For as much as I love your adorable voice and the funny-sounding words emerging from your mouth, I am already starting to miss my pre-language daughter. And though I want you to keep growing and learning every day—I couldn’t stop you if I tried—there is part of me that is glad you’ve been behind in learning to speak, part of me that grasps the blessing of slowness.

Bedtimes like tonight’s are a gift. It is a gift that Mom and I get a few more moments before the busyness of a young tongue kicks in, a gift that we can walk wordless with you just a little longer, that I get to witness the occasional blissful balloon bedtime, that I can deceive myself in the lowering light, lulled by the soft melodies of babyhood, that perhaps the purple balloon floating above your smiling face somehow won’t fall back down.

Nighttime Exchange

Beloved son,

Every once in a while, you wake up in the middle of the night hungry. Maybe you’re going through a growth spurt, or you’re having a bad dream, or you ate bad the evening before. Who knows the real reason—Mom and I try not to overanalyze these things.

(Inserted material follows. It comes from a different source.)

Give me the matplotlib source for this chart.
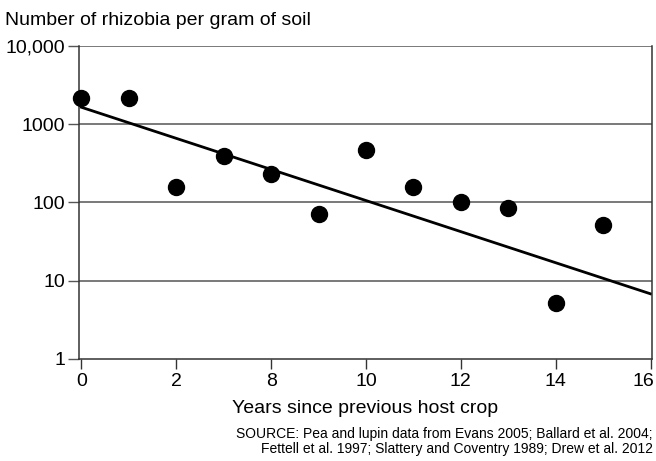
import numpy as np
import matplotlib
matplotlib.use("Agg")
import matplotlib.pyplot as plt
from matplotlib.ticker import FixedLocator, NullLocator

plt.rcParams['font.family'] = ['Liberation Sans Narrow', 'Liberation Sans', 'DejaVu Sans']

# data
pos = np.arange(12)
rhizobia = [2150, 2150, 159, 393, 229, 71, 469, 159, 101, 85, 5.2, 51]
fit_pos = [0, 12]
fit_vals = [1650, 6.8]
tick_pos = [0, 2, 4, 6, 8, 10, 12]
tick_labels = ["0", "2", "8", "10", "12", "14", "16"]
y_ticks = [1, 10, 100, 1000, 10000]
y_labels = ["1", "10", "100", "1000", "10,000"]

fig = plt.figure(figsize=(6.56, 4.61), dpi=100)
ax = fig.add_axes([0.1204, 0.2213, 0.8735, 0.6789])

ax.set_yscale('log')
ax.set_ylim(1, 10000)
ax.set_xlim(-0.05, 12.03)

for v in y_ticks[1:]:
    ax.axhline(v, color='#555555', lw=1.1, zorder=1)

ax.plot(fit_pos, fit_vals, color='black', lw=2, zorder=2)
ax.plot(pos, rhizobia, 'o', color='black', ms=11.5, zorder=3, clip_on=False)

ax.yaxis.set_major_locator(FixedLocator(y_ticks))
ax.yaxis.set_minor_locator(NullLocator())
ax.set_yticklabels(y_labels)
ax.set_xticks(tick_pos)
# last label drawn separately so it stays inside the figure
ax.set_xticklabels(tick_labels[:-1] + [""])
ax.annotate(tick_labels[-1], xy=(tick_pos[-1], 0), xycoords=('data', 'axes fraction'),
            xytext=(3, -10), textcoords='offset points', ha='right', va='top', fontsize=14)
ax.tick_params(axis='y', length=8, width=1, color='#555555', labelsize=14, pad=2)
ax.tick_params(axis='x', length=7, width=1, color='#333333', labelsize=14, pad=3)

for s in ['left', 'right', 'bottom']:
    ax.spines[s].set_color('#333333')
    ax.spines[s].set_linewidth(1.1)
ax.spines['top'].set_visible(False)

ax.set_xlabel("Years since previous host crop", fontsize=14, labelpad=7)
fig.text(0.008, 0.955, "Number of rhizobia per gram of soil", fontsize=14,
         ha='left', va='center')
fig.text(0.995, 0.042, "SOURCE: Pea and lupin data from Evans 2005; Ballard et al. 2004;\n"
         "Fettell et al. 1997; Slattery and Coventry 1989; Drew et al. 2012",
         fontsize=10, ha='right', va='center', linespacing=1.05)

fig.savefig("out.png", dpi=100)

Whatever the cause, we’ve developed a routine in response:

  1. Your crying wakes me up. Mom, strong sleeper she is, barely stirs.
  2. I come to your room, where you’ve removed everything from your crib: pillow, blanket, binky, and stuffed pig companion lie strewn on the floor, and you’re standing in your crib, facing the door expectantly.
  3. I give you a hug and ask what’s wrong. You sign for food, which, I only now realize as I write this, is a rare holdout in your language. Most of the words you once signed now emerge as spoken words, but in the middle of the night, anyway, it’s always your fingertips tapping your mouth, accompanied by an urgent hum of “hm, hm, hm.”
  4. I pick you up and you drop all the weight of your head into my shoulder. I like step 4 very much.
  5. To maximize your sleep time later on, I change your diaper. Sometimes you protest, but only for about half a second. You just don’t have the energy to mount a full-on resistance. Plus, I reassure you that we will get some food afterward, and by this point in your life, you are actually pretty good at understanding small delays in gratification.
  6. Your diaper fresh and your body nestled back into my arms, we retrace our nighttime steps in the absolute dark of the kitchen. Parenthood has basically turned me into Batman when it comes to navigating unlit areas of the house. I glide through the dark, fetching a fruit pouch and some Goldfish from the pantry and a bowl and cup from the cupboards. Sometimes you remind me of our mission if I dawdle too long, for instance saying “bowl” or “eau” (water). After all, you know the routine: If you could write, you could document these steps just as well as I could. I fill the cup with water and the bowl with Goldfish, and we return to your room.
  7. The whole process is strongly reminiscent of those late-night bottle feedings we would do when you were just months old, but this next part feels especially nostalgic. I put you on my lap and rock back and forth in the chair as you eat. What more basic bond is there between us than father feeding son. It’s always pouch, water, Goldfish, water. You suck down the pouch, then suck down some more with my help. You eat every single Goldfish, no matter how many I put in the bowl. (I’ve learned not to put very many.)
  8. Once sated, you take your binky, give me one last cuddle, and lie back down in your bed. Sometimes when I’ve returned to Mom’s and my bedroom, I watch you in the monitor, lying on your back twirling your hair, your eyes like glassy black orbs in the camera’s night vision. You never fuss, though; you wind back down and drift off to finish out your night of sleep.

This routine is occasional enough and so precious a bonding time that I never feel frustrated or impatient about having to get up to care for you. I know that your days of such neediness will not last forever, so in the sleepy quiet of the night, I savor every second of it.

It’s not all sentiment, though—from time to time, there is humor, too. Last night when we did this routine, you were getting to your last Goldfish, and the beauty of the moment nearly overwhelmed me. I leaned down and kissed your soft little head, and in the quiet sanctuary of your room, silent save for the gentle lullabies of your music monkey, I whispered, “Je t’aime.” Without missing a beat between crackers, you retorted, “no.”

I couldn’t help but laugh out loud. Maybe you were scolding me for adding unsanctioned material to the routine. Maybe you were imagining some subtext behind “I love you,” as if I were really saying, “okay, time to go back to bed.” Maybe you were just rehearsing one of your favorite words.

I’d rather think, though, that it was a Han Solo moment, your way of hearing me perfectly well and responding, “I know, Dad. I know.”